──────── Data section

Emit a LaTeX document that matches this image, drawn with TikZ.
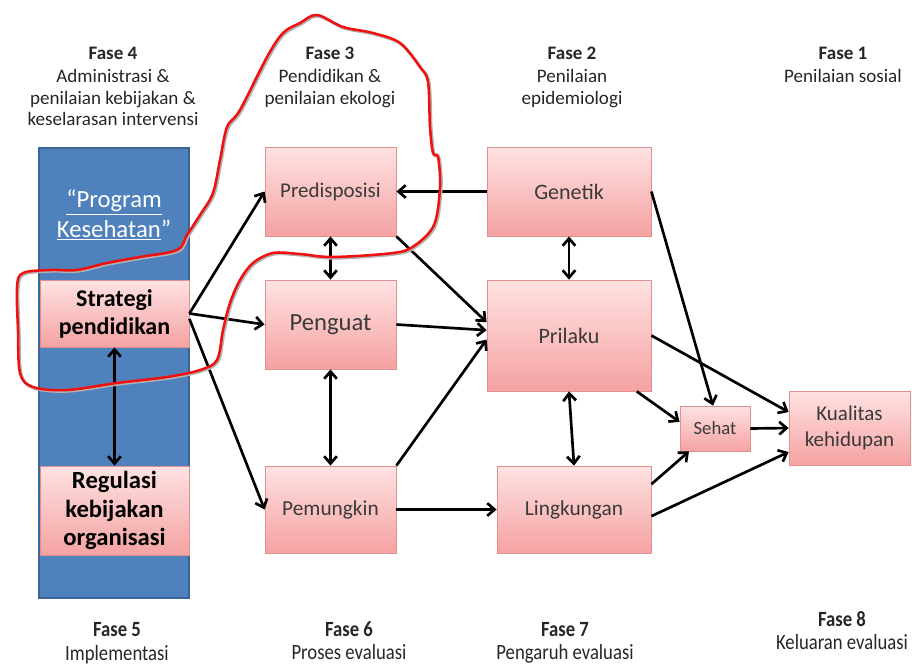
\documentclass[tikz,border=0pt]{standalone}
\usepackage{fontspec}
\setmainfont{Carlito}
\newfontfamily\condfont{Carlito}[FakeStretch=0.86]
\usetikzlibrary{arrows.meta,shadows,calc}
\definecolor{pinkTop}{HTML}{FFE2E2}
\definecolor{pinkBot}{HTML}{F5A2A2}
\definecolor{pinkLine}{HTML}{E09090}
\definecolor{blueFill}{HTML}{4F81BD}
\definecolor{blueLine}{HTML}{3B6598}
\definecolor{txt}{HTML}{3A3A3A}
\definecolor{redline}{HTML}{F01010}
\tikzset{
  box/.style={draw=pinkLine, line width=0.6pt, top color=pinkTop, bottom color=pinkBot,
    inner sep=0pt, align=center, text=txt,
    drop shadow={opacity=0.18, shadow xshift=0.9pt, shadow yshift=-0.9pt}},
  bbox/.style={box, text=black},
  hdr/.style={anchor=base, inner sep=0pt, text=black!85, font=\fontsize{14.3}{16}\selectfont},
  ftr/.style={anchor=base, inner sep=0pt, text=black!85, font=\condfont\fontsize{16.3}{17}\selectfont},
  arr/.style={line width=2pt, -{Straight Barb[length=5.5pt,width=9.5pt]}},
  darr/.style={line width=2pt, {Straight Barb[length=5.5pt,width=9.5pt]}-{Straight Barb[length=5.5pt,width=9.5pt]}},
}
\begin{document}
\begin{tikzpicture}[x=0.75pt,y=-0.75pt]
\useasboundingbox (0,0) rectangle (912,665);
\clip (0,0) rectangle (912,665);

% blue column
\draw[draw=blueLine, line width=0.8pt, fill=blueFill] (39,148) rectangle (189,598);
\node[text=white, align=center, inner sep=0pt, font=\fontsize{18.5}{22}\selectfont] (prog) at (114,215)
  {\underline{“Program}\\\underline{Kesehatan}”};

% boxes
\node[bbox, minimum width=111.75pt, minimum height=50.25pt, font=\bfseries\fontsize{18}{21}\selectfont] (strat) at (114.5,313.5) {Strategi\\pendidikan};
\node[bbox, minimum width=111.75pt, minimum height=66.75pt, font=\bfseries\fontsize{18.5}{21.5}\selectfont] (reg) at (114.5,510.5) {Regulasi\\kebijakan\\organisasi};
\node[box, minimum width=98.25pt, minimum height=66.75pt, font=\fontsize{15.75}{18}\selectfont] (pred) at (330.5,191.5) {Predisposisi};
\node[box, minimum width=98.25pt, minimum height=66.75pt, font=\fontsize{18.5}{21}\selectfont] (peng) at (330.5,324.5) {Penguat};
\node[box, minimum width=98.25pt, minimum height=65.25pt, font=\fontsize{16}{18}\selectfont] (pem) at (330.5,509.5) {Pemungkin};
\node[box, minimum width=123pt, minimum height=66.75pt, font=\fontsize{16.5}{19}\selectfont] (gen) at (569,191.5) {Genetik};
\node[box, minimum width=123pt, minimum height=83.25pt, font=\fontsize{16.5}{19}\selectfont] (pril) at (569,335.5) {Prilaku};
\node[box, minimum width=115.5pt, minimum height=65.25pt, font=\fontsize{16}{18}\selectfont] (ling) at (574,509.5) {Lingkungan};
\node[box, minimum width=52.5pt, minimum height=33.75pt, font=\fontsize{14}{16}\selectfont] (sehat) at (715,428.5) {Sehat};
\node[box, minimum width=90.75pt, minimum height=55.5pt, font=\fontsize{15.75}{19}\selectfont] (kual) at (849.5,428) {Kualitas\\kehidupan};

% arrows
\draw[arr] (strat.east) -- (pred.west);
\draw[arr] (strat.east) -- (peng.west);
\draw[arr] ([yshift=-4pt]strat.east) -- (pem.west);
\draw[darr] (strat.south) -- (reg.north);
\draw[darr] (pred.south) -- (peng.north);
\draw[darr] (peng.south) -- (pem.north);
\draw[arr] (gen.west) -- (pred.east);
\draw[darr] (gen.south) -- (pril.north);
\draw[arr] (pred.south east) -- ([yshift=10pt]pril.west);
\draw[arr] (peng.east) -- ([yshift=4pt]pril.west);
\draw[arr] (pem.north east) -- ([yshift=-3pt]pril.west);
\draw[arr] (pem.east) -- (ling.west);
\draw[darr] (pril.south) -- (ling.north);
\draw[arr] (gen.east) -- ([xshift=-1.5pt]sehat.north);
\draw[arr] (pril.east) -- ([yshift=12pt]kual.west);
\draw[arr] ([xshift=-11pt]pril.south east) -- ([yshift=5pt]sehat.west);
\draw[arr] (sehat.east) -- (kual.west);
\draw[arr] ([yshift=19pt]ling.east) -- ([xshift=7pt]sehat.south west);
\draw[arr] ([yshift=-5pt]ling.east) -- ([yshift=-18pt]kual.west);

% headers
\node[hdr] (f4) at (113,59) {\textbf{Fase 4}};
\node[hdr] (f4a) at (113,82) {Administrasi \&};
\node[hdr] (f4b) at (113,104) {penilaian kebijakan \&};
\node[hdr] (f4c) at (113,125) {keselarasan intervensi};
\node[hdr] (f3) at (330,59) {\textbf{Fase 3}};
\node[hdr] (f3a) at (330,82) {Pendidikan \&};
\node[hdr] (f3b) at (330,104) {penilaian ekologi};
\node[hdr] (f2) at (572,59) {\textbf{Fase 2}};
\node[hdr] (f2a) at (572,82) {Penilaian};
\node[hdr] (f2b) at (572,104) {epidemiologi};
\node[hdr] (f1) at (843,59) {\textbf{Fase 1}};
\node[hdr] (f1a) at (843,82) {Penilaian sosial};

% footers
\node[ftr] (f5) at (117,636) {\textbf{Fase 5}};
\node[ftr] (f5a) at (117,660) {Implementasi};
\node[ftr] (f6) at (349,636) {\textbf{Fase 6}};
\node[ftr] (f6a) at (349,659) {Proses evaluasi};
\node[ftr] (f7) at (565,636) {\textbf{Fase 7}};
\node[ftr] (f7a) at (565,659) {Pengaruh evaluasi};
\node[ftr] (f8) at (842,626) {\textbf{Fase 8}};
\node[ftr] (f8a) at (842,649) {Keluaran evaluasi};

% red freehand annotation
\def\redpath{plot[smooth cycle, tension=0.55] coordinates {
 (300,23) (317,15) (343,27) (373,33) (400,43) (420,67) (428,82) (430,127) (433,153) (438,157)
 (440,187) (434,225) (414,246) (393,253) (333,257) (300,254) (273,253) (253,263) (240,280)
 (230,303) (223,330) (217,360) (200,370) (167,377) (117,383) (67,390) (33,387) (20,373)
 (18,330) (17,287) (23,273) (50,270) (77,270) (107,263) (140,257) (177,250) (187,235)
 (200,215) (213,193) (220,160) (227,127) (240,110) (267,57) (283,33)}}
\draw[black!30, line width=2.2pt, shift={(1.2,1.2)}] \redpath;
\draw[redline, line width=1.9pt] \redpath;
\end{tikzpicture}
\end{document}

────────────────

What the task asks: Retype the whole listing, keeping every line identical and omitting all pictures.

Output of the exercise:
Emit a LaTeX document that matches this image, drawn with TikZ.
\documentclass[tikz,border=0pt]{standalone}
\usepackage{fontspec}
\setmainfont{Carlito}
\newfontfamily\condfont{Carlito}[FakeStretch=0.86]
\usetikzlibrary{arrows.meta,shadows,calc}
\definecolor{pinkTop}{HTML}{FFE2E2}
\definecolor{pinkBot}{HTML}{F5A2A2}
\definecolor{pinkLine}{HTML}{E09090}
\definecolor{blueFill}{HTML}{4F81BD}
\definecolor{blueLine}{HTML}{3B6598}
\definecolor{txt}{HTML}{3A3A3A}
\definecolor{redline}{HTML}{F01010}
\tikzset{
  box/.style={draw=pinkLine, line width=0.6pt, top color=pinkTop, bottom color=pinkBot,
    inner sep=0pt, align=center, text=txt,
    drop shadow={opacity=0.18, shadow xshift=0.9pt, shadow yshift=-0.9pt}},
  bbox/.style={box, text=black},
  hdr/.style={anchor=base, inner sep=0pt, text=black!85, font=\fontsize{14.3}{16}\selectfont},
  ftr/.style={anchor=base, inner sep=0pt, text=black!85, font=\condfont\fontsize{16.3}{17}\selectfont},
  arr/.style={line width=2pt, -{Straight Barb[length=5.5pt,width=9.5pt]}},
  darr/.style={line width=2pt, {Straight Barb[length=5.5pt,width=9.5pt]}-{Straight Barb[length=5.5pt,width=9.5pt]}},
}
\begin{document}
\begin{tikzpicture}[x=0.75pt,y=-0.75pt]
\useasboundingbox (0,0) rectangle (912,665);
\clip (0,0) rectangle (912,665);

% blue column
\draw[draw=blueLine, line width=0.8pt, fill=blueFill] (39,148) rectangle (189,598);
\node[text=white, align=center, inner sep=0pt, font=\fontsize{18.5}{22}\selectfont] (prog) at (114,215)
  {\underline{“Program}\\\underline{Kesehatan}”};

% boxes
\node[bbox, minimum width=111.75pt, minimum height=50.25pt, font=\bfseries\fontsize{18}{21}\selectfont] (strat) at (114.5,313.5) {Strategi\\pendidikan};
\node[bbox, minimum width=111.75pt, minimum height=66.75pt, font=\bfseries\fontsize{18.5}{21.5}\selectfont] (reg) at (114.5,510.5) {Regulasi\\kebijakan\\organisasi};
\node[box, minimum width=98.25pt, minimum height=66.75pt, font=\fontsize{15.75}{18}\selectfont] (pred) at (330.5,191.5) {Predisposisi};
\node[box, minimum width=98.25pt, minimum height=66.75pt, font=\fontsize{18.5}{21}\selectfont] (peng) at (330.5,324.5) {Penguat};
\node[box, minimum width=98.25pt, minimum height=65.25pt, font=\fontsize{16}{18}\selectfont] (pem) at (330.5,509.5) {Pemungkin};
\node[box, minimum width=123pt, minimum height=66.75pt, font=\fontsize{16.5}{19}\selectfont] (gen) at (569,191.5) {Genetik};
\node[box, minimum width=123pt, minimum height=83.25pt, font=\fontsize{16.5}{19}\selectfont] (pril) at (569,335.5) {Prilaku};
\node[box, minimum width=115.5pt, minimum height=65.25pt, font=\fontsize{16}{18}\selectfont] (ling) at (574,509.5) {Lingkungan};
\node[box, minimum width=52.5pt, minimum height=33.75pt, font=\fontsize{14}{16}\selectfont] (sehat) at (715,428.5) {Sehat};
\node[box, minimum width=90.75pt, minimum height=55.5pt, font=\fontsize{15.75}{19}\selectfont] (kual) at (849.5,428) {Kualitas\\kehidupan};

% arrows
\draw[arr] (strat.east) -- (pred.west);
\draw[arr] (strat.east) -- (peng.west);
\draw[arr] ([yshift=-4pt]strat.east) -- (pem.west);
\draw[darr] (strat.south) -- (reg.north);
\draw[darr] (pred.south) -- (peng.north);
\draw[darr] (peng.south) -- (pem.north);
\draw[arr] (gen.west) -- (pred.east);
\draw[darr] (gen.south) -- (pril.north);
\draw[arr] (pred.south east) -- ([yshift=10pt]pril.west);
\draw[arr] (peng.east) -- ([yshift=4pt]pril.west);
\draw[arr] (pem.north east) -- ([yshift=-3pt]pril.west);
\draw[arr] (pem.east) -- (ling.west);
\draw[darr] (pril.south) -- (ling.north);
\draw[arr] (gen.east) -- ([xshift=-1.5pt]sehat.north);
\draw[arr] (pril.east) -- ([yshift=12pt]kual.west);
\draw[arr] ([xshift=-11pt]pril.south east) -- ([yshift=5pt]sehat.west);
\draw[arr] (sehat.east) -- (kual.west);
\draw[arr] ([yshift=19pt]ling.east) -- ([xshift=7pt]sehat.south west);
\draw[arr] ([yshift=-5pt]ling.east) -- ([yshift=-18pt]kual.west);

% headers
\node[hdr] (f4) at (113,59) {\textbf{Fase 4}};
\node[hdr] (f4a) at (113,82) {Administrasi \&};
\node[hdr] (f4b) at (113,104) {penilaian kebijakan \&};
\node[hdr] (f4c) at (113,125) {keselarasan intervensi};
\node[hdr] (f3) at (330,59) {\textbf{Fase 3}};
\node[hdr] (f3a) at (330,82) {Pendidikan \&};
\node[hdr] (f3b) at (330,104) {penilaian ekologi};
\node[hdr] (f2) at (572,59) {\textbf{Fase 2}};
\node[hdr] (f2a) at (572,82) {Penilaian};
\node[hdr] (f2b) at (572,104) {epidemiologi};
\node[hdr] (f1) at (843,59) {\textbf{Fase 1}};
\node[hdr] (f1a) at (843,82) {Penilaian sosial};

% footers
\node[ftr] (f5) at (117,636) {\textbf{Fase 5}};
\node[ftr] (f5a) at (117,660) {Implementasi};
\node[ftr] (f6) at (349,636) {\textbf{Fase 6}};
\node[ftr] (f6a) at (349,659) {Proses evaluasi};
\node[ftr] (f7) at (565,636) {\textbf{Fase 7}};
\node[ftr] (f7a) at (565,659) {Pengaruh evaluasi};
\node[ftr] (f8) at (842,626) {\textbf{Fase 8}};
\node[ftr] (f8a) at (842,649) {Keluaran evaluasi};

% red freehand annotation
\def\redpath{plot[smooth cycle, tension=0.55] coordinates {
 (300,23) (317,15) (343,27) (373,33) (400,43) (420,67) (428,82) (430,127) (433,153) (438,157)
 (440,187) (434,225) (414,246) (393,253) (333,257) (300,254) (273,253) (253,263) (240,280)
 (230,303) (223,330) (217,360) (200,370) (167,377) (117,383) (67,390) (33,387) (20,373)
 (18,330) (17,287) (23,273) (50,270) (77,270) (107,263) (140,257) (177,250) (187,235)
 (200,215) (213,193) (220,160) (227,127) (240,110) (267,57) (283,33)}}
\draw[black!30, line width=2.2pt, shift={(1.2,1.2)}] \redpath;
\draw[redline, line width=1.9pt] \redpath;
\end{tikzpicture}
\end{document}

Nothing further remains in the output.